Consiglio di Stato, sentenza n. 1174 del 13 febbraio 2020
Innanzitutto va disattesa la tesi dell’appellante diretta a sostenere l’intervenuta estinzione, per effetto del mero decorso del termine, del reato di bancarotta fraudolenta, ricompreso – peraltro – nel novero dei reati ritenuti rilevanti ai sensi dell’art. 80, comma 5, d.lgs. 50/2016 dalle Linee Guida ANAC n. 6.

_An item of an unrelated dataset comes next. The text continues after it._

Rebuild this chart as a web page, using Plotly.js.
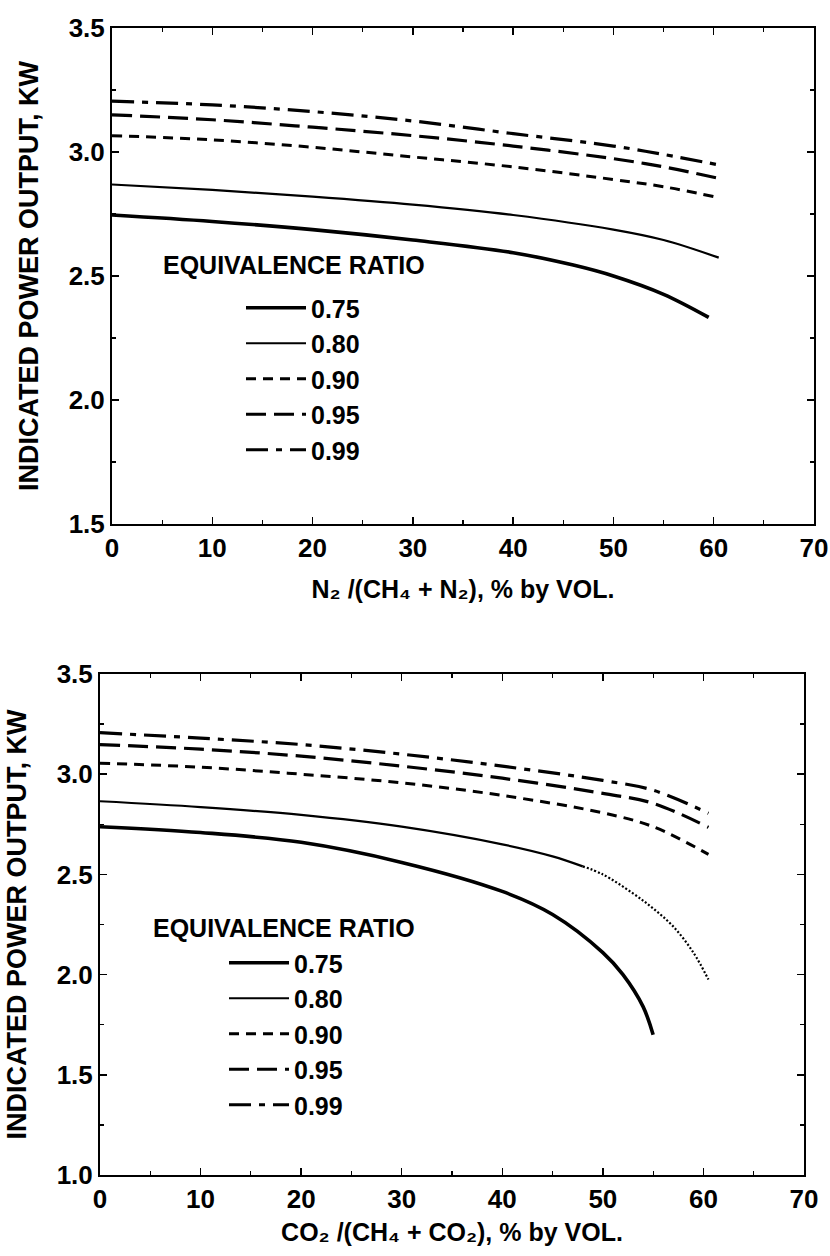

E’ sufficiente richiamare al riguardo i principi espressi dalla giurisprudenza assolutamente prevalente – anche in relazione al vecchio codice degli appalti (d.lgs. 163/06) e ribadita nel regime recato dal vigente codice degli appalti (d.lgs. n. 50/2016) -, secondo cui l’estinzione del reato (che consente di non dichiarare l’emanazione del relativo provvedimento di condanna), sotto il profilo giuridico non è automatica per il mero decorso del tempo, ma deve essere formalizzata in una pronuncia espressa del giudice dell’esecuzione penale, che è l’unico soggetto al quale l’ordinamento attribuisce il compito di verificare la sussistenza dei presupposti e delle condizioni per la relativa declaratoria, con la conseguenza che, fino a quando non interviene tale provvedimento giurisdizionale, non può legittimamente parlarsi di “reato estinto” e il concorrente non è esonerato dalla dichiarazione dell’intervenuta condanna (Cons Stato, sez. V, 12 dicembre 2018 n. 7025; Cons. Stato, Sez. III, 29 maggio 2017, n. 2548; Cons. Stato, III, n. 4118/2016; Cons. Stato, sez. V, 27 ottobre 2015, n. 4848, Cons. St., Sez. V, n. 3105/2015, n. 3092/2014 e n. 4528/2014).
Tale tesi risulta confermata anche dal tenore testuale contenuto nell’art. 80, comma 3, del d.lgs. n. 50/2016, che nell’escludere rilevanza espulsiva al reato indica come lo stesso deve essere stato “dichiarato estinto” (indicando quindi la necessità di una dichiarazione formale del giudice).
Le sentenze rese in senso contrario richiamate dall’appellante si riferiscono al vecchio codice degli appalti che non conteneva l’espresso dato testuale contenuto nell’art. 80, comma 3, cit.